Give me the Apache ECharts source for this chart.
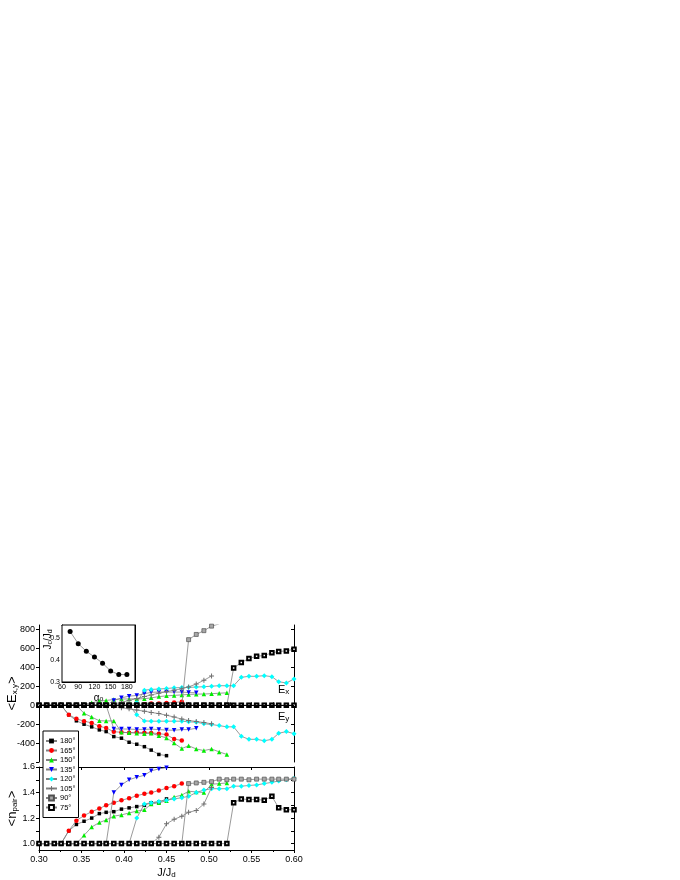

---

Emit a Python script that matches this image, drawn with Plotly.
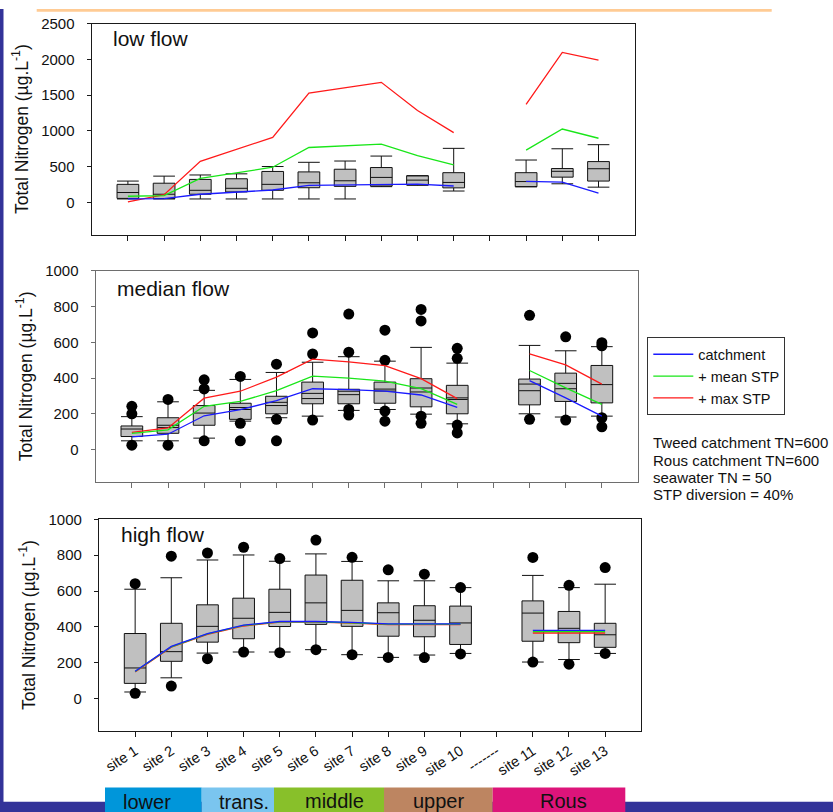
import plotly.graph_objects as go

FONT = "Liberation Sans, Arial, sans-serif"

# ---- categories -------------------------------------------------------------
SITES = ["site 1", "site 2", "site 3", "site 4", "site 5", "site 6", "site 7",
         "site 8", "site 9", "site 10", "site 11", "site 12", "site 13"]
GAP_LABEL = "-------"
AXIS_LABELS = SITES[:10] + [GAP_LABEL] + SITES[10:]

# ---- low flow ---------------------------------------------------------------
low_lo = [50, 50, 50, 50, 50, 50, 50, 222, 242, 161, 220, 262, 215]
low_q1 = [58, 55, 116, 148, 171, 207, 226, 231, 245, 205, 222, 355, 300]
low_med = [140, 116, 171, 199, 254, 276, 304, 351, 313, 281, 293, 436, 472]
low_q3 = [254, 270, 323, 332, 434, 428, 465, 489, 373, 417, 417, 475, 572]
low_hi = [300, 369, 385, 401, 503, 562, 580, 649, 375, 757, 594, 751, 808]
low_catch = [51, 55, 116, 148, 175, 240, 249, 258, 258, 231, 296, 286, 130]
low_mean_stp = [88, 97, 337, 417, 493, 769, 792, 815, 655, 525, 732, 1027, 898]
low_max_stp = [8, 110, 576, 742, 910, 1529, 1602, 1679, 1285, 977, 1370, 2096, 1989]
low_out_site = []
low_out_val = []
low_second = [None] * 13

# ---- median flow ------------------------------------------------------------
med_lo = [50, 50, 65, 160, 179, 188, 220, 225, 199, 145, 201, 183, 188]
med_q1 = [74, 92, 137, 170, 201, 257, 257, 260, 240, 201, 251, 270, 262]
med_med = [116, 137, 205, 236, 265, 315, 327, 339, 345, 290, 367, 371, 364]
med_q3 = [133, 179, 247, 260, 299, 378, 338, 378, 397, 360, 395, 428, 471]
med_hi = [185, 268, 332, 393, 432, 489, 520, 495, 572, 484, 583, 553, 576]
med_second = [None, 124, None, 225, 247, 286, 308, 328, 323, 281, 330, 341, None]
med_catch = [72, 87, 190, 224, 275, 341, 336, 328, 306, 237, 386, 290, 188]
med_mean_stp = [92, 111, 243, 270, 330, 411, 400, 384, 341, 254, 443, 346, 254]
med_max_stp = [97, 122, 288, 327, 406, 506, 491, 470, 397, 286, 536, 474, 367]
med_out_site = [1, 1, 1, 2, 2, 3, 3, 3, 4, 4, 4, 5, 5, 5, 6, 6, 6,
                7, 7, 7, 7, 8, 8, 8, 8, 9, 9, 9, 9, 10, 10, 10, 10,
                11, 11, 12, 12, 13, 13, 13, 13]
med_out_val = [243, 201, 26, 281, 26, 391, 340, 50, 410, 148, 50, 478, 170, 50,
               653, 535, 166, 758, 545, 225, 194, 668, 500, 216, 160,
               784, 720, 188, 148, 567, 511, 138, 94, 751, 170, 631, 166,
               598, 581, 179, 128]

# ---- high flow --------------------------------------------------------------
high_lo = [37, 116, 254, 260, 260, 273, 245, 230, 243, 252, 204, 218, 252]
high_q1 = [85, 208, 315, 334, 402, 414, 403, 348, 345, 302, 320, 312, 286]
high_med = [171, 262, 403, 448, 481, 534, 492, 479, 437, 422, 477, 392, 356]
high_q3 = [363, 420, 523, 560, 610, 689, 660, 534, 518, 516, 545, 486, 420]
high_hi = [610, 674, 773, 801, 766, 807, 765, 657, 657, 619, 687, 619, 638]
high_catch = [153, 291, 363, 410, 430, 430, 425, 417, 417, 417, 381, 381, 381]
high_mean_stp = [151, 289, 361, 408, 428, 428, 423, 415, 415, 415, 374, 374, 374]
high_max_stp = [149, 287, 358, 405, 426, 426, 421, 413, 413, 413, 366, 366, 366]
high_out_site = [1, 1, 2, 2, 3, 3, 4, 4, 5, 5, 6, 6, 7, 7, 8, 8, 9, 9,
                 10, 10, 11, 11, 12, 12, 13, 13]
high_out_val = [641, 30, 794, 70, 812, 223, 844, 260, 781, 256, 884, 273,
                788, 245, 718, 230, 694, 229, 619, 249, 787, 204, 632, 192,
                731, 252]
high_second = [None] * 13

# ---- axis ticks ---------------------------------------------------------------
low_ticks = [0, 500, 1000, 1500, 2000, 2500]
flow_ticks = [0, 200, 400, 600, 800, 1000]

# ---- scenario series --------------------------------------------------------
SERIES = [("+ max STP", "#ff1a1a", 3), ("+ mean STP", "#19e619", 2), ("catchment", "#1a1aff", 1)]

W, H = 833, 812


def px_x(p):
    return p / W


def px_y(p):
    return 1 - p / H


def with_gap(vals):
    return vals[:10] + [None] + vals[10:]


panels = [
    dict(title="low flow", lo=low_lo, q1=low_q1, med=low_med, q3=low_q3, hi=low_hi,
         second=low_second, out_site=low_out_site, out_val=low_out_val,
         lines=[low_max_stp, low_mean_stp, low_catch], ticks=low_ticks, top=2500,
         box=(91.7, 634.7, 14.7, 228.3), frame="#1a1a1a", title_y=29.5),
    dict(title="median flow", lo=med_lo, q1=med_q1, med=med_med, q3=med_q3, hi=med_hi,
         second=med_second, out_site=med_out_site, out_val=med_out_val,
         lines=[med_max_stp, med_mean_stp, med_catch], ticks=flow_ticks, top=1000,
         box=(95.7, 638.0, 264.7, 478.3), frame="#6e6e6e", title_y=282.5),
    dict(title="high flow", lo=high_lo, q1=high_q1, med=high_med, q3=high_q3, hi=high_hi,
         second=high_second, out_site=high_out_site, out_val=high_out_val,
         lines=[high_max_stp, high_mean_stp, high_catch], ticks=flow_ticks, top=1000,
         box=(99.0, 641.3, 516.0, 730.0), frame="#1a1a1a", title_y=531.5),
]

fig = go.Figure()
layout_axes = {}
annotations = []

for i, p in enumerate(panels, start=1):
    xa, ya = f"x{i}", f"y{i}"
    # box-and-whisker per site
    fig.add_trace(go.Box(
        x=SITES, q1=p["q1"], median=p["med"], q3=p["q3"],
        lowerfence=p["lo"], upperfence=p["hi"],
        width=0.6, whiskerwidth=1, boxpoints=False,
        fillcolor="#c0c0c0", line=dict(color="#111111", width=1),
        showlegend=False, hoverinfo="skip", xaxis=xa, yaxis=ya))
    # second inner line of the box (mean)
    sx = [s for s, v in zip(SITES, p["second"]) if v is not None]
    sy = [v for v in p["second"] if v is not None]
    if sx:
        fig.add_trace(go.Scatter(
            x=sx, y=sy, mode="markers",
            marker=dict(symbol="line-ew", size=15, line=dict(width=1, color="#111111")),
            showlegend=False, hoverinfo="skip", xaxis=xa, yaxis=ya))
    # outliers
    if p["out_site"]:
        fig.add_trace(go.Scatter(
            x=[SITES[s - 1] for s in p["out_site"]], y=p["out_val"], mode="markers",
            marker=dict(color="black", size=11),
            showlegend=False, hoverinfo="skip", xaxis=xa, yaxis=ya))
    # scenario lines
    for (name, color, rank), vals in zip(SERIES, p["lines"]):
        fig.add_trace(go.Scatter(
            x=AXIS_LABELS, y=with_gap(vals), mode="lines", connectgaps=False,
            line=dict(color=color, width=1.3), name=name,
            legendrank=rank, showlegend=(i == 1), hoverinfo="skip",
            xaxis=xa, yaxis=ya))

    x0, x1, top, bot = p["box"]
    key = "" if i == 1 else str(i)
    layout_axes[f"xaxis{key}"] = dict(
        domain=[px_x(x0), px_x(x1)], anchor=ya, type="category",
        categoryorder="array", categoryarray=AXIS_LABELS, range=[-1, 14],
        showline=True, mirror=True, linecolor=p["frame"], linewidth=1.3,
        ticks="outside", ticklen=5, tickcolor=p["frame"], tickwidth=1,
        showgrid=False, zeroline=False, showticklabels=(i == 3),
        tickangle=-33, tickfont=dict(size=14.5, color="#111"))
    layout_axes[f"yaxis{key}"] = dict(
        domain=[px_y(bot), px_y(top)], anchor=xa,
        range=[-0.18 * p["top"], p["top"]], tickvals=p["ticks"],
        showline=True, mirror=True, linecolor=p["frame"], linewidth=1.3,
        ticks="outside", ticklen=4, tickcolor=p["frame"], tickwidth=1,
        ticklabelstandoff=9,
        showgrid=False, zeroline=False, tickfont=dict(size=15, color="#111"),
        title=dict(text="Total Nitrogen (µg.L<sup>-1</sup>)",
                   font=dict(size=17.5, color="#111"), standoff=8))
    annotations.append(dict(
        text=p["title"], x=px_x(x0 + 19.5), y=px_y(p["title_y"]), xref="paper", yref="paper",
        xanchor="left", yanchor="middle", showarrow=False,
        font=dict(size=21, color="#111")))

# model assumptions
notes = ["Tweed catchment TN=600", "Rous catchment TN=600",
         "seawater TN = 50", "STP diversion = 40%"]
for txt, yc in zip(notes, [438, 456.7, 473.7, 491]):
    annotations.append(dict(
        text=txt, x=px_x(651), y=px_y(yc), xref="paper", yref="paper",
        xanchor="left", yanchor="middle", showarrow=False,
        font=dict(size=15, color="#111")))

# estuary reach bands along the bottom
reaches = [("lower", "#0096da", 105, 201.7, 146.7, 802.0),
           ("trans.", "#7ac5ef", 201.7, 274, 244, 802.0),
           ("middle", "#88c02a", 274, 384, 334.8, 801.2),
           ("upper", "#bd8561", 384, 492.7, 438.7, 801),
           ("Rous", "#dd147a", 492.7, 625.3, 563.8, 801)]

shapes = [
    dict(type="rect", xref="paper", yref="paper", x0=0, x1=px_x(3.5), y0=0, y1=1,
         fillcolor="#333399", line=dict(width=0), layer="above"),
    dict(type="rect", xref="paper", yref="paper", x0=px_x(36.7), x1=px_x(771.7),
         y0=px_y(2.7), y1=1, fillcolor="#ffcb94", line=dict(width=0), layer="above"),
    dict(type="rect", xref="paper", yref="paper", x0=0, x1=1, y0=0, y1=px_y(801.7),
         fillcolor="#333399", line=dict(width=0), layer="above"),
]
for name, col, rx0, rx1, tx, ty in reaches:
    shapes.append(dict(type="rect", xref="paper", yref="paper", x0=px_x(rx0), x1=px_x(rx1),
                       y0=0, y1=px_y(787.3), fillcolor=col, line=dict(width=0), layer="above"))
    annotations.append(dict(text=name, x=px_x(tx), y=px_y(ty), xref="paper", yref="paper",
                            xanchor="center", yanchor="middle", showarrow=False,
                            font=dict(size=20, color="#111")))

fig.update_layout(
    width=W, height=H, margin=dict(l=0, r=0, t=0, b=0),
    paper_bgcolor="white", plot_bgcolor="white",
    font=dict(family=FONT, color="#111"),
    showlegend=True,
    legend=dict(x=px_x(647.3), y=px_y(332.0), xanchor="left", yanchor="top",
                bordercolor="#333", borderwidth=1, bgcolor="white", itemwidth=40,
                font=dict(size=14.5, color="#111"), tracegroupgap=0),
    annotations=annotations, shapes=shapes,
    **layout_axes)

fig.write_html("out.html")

---

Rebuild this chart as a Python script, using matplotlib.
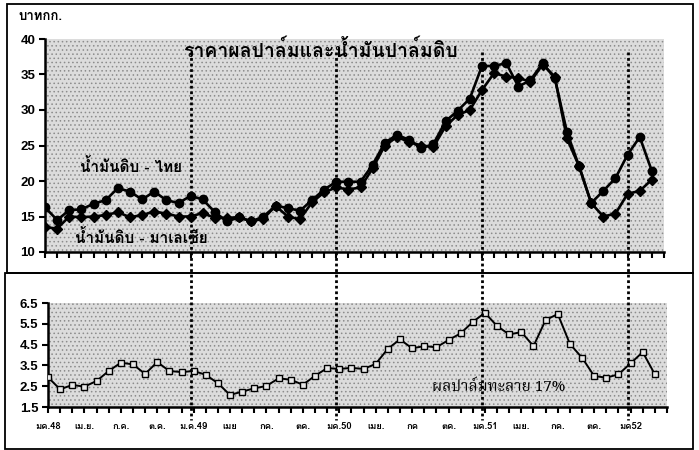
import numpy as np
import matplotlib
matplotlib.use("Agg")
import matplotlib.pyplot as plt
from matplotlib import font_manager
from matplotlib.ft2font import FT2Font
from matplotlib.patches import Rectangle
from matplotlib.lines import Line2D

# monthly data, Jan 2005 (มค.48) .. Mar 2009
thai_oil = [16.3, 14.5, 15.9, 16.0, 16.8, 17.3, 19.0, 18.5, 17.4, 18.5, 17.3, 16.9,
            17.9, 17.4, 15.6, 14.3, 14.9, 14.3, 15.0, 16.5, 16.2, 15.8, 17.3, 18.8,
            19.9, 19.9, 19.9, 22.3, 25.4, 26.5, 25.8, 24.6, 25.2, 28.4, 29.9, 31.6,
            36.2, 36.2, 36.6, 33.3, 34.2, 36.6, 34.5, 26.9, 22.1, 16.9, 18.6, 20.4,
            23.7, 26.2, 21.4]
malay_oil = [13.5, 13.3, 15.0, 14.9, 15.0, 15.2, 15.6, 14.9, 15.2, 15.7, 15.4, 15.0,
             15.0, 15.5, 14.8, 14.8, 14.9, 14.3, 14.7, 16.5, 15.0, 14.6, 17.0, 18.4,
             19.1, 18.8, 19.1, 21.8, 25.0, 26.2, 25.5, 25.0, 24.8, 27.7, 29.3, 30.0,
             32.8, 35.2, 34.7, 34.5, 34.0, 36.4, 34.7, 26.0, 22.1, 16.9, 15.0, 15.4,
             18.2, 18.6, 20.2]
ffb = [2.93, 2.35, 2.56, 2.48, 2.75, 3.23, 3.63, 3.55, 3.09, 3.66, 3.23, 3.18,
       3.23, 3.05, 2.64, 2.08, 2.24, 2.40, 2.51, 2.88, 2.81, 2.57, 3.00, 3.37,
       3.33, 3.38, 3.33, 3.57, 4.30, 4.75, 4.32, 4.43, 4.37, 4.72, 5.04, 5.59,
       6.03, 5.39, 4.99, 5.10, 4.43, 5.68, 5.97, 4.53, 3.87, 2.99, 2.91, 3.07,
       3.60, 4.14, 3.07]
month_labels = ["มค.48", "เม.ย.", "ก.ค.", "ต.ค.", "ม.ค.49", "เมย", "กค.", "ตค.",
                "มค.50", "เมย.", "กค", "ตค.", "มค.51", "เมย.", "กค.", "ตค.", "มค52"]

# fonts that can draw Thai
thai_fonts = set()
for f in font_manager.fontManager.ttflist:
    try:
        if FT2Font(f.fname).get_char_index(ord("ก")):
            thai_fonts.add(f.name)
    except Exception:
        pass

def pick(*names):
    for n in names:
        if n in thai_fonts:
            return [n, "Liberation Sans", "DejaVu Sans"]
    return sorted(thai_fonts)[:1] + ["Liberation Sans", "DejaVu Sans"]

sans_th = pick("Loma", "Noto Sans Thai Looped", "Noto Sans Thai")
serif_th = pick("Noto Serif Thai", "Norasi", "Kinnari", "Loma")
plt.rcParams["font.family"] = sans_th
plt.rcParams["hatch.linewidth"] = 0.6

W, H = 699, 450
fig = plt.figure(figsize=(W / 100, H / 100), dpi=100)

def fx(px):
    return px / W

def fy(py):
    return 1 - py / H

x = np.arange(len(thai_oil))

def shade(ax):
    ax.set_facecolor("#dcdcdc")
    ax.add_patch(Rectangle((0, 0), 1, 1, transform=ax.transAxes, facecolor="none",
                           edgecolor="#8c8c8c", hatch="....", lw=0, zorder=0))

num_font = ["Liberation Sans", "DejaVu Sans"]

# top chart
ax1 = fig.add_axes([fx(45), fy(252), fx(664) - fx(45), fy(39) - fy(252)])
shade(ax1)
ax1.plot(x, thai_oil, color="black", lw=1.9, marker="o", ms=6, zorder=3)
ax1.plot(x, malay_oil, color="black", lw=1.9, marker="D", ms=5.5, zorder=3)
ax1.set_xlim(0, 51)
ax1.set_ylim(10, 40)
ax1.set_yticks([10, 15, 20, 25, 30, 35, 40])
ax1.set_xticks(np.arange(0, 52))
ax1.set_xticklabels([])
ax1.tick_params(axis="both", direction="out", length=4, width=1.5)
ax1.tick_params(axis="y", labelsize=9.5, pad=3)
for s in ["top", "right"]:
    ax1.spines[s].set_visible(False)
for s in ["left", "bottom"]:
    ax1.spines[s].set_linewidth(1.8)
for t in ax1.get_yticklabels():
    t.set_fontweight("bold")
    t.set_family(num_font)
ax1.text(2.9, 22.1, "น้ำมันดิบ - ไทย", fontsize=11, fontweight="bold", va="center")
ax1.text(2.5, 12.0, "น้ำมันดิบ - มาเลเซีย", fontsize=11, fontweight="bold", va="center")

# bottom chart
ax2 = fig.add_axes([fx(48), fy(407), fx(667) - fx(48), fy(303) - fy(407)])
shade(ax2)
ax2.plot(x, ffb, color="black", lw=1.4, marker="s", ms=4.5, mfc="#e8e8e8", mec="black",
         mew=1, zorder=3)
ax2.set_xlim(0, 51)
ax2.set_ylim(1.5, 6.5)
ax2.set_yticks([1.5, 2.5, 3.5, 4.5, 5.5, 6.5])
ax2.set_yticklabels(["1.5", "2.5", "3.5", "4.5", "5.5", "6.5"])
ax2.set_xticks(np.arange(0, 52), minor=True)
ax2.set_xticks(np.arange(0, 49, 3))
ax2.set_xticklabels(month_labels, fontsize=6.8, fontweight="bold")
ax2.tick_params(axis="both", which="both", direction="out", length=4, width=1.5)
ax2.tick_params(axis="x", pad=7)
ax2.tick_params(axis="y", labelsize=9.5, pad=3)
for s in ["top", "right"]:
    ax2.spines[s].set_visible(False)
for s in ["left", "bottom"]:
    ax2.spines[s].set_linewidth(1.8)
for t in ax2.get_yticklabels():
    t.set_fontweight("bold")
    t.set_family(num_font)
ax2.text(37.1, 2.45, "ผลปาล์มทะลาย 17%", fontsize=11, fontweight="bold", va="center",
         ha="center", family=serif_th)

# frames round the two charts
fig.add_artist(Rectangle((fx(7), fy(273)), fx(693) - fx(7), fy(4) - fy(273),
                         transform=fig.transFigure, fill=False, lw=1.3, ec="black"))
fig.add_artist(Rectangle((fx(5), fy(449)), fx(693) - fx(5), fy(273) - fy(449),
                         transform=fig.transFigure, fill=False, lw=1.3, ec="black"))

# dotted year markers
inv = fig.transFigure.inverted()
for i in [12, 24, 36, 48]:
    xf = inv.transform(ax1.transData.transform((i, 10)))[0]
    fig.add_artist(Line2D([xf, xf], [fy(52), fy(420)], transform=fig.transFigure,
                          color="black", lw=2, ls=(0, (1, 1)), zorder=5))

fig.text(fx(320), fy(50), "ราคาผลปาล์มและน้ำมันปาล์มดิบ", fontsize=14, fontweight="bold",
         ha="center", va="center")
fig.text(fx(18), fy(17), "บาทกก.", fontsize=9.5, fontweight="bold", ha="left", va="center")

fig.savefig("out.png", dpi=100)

PROBLEM: Starting at the line that contains "Emit a Python" and stopping after the line that contains "AXIS_LABELS = SITES[:10]", copy every line exactly. Leave any pictures behind.

SOLUTION FOR THIS TASK:
Emit a Python script that matches this image, drawn with Plotly.
import plotly.graph_objects as go

FONT = "Liberation Sans, Arial, sans-serif"

# ---- categories -------------------------------------------------------------
SITES = ["site 1", "site 2", "site 3", "site 4", "site 5", "site 6", "site 7",
         "site 8", "site 9", "site 10", "site 11", "site 12", "site 13"]
GAP_LABEL = "-------"
AXIS_LABELS = SITES[:10] + [GAP_LABEL] + SITES[10:]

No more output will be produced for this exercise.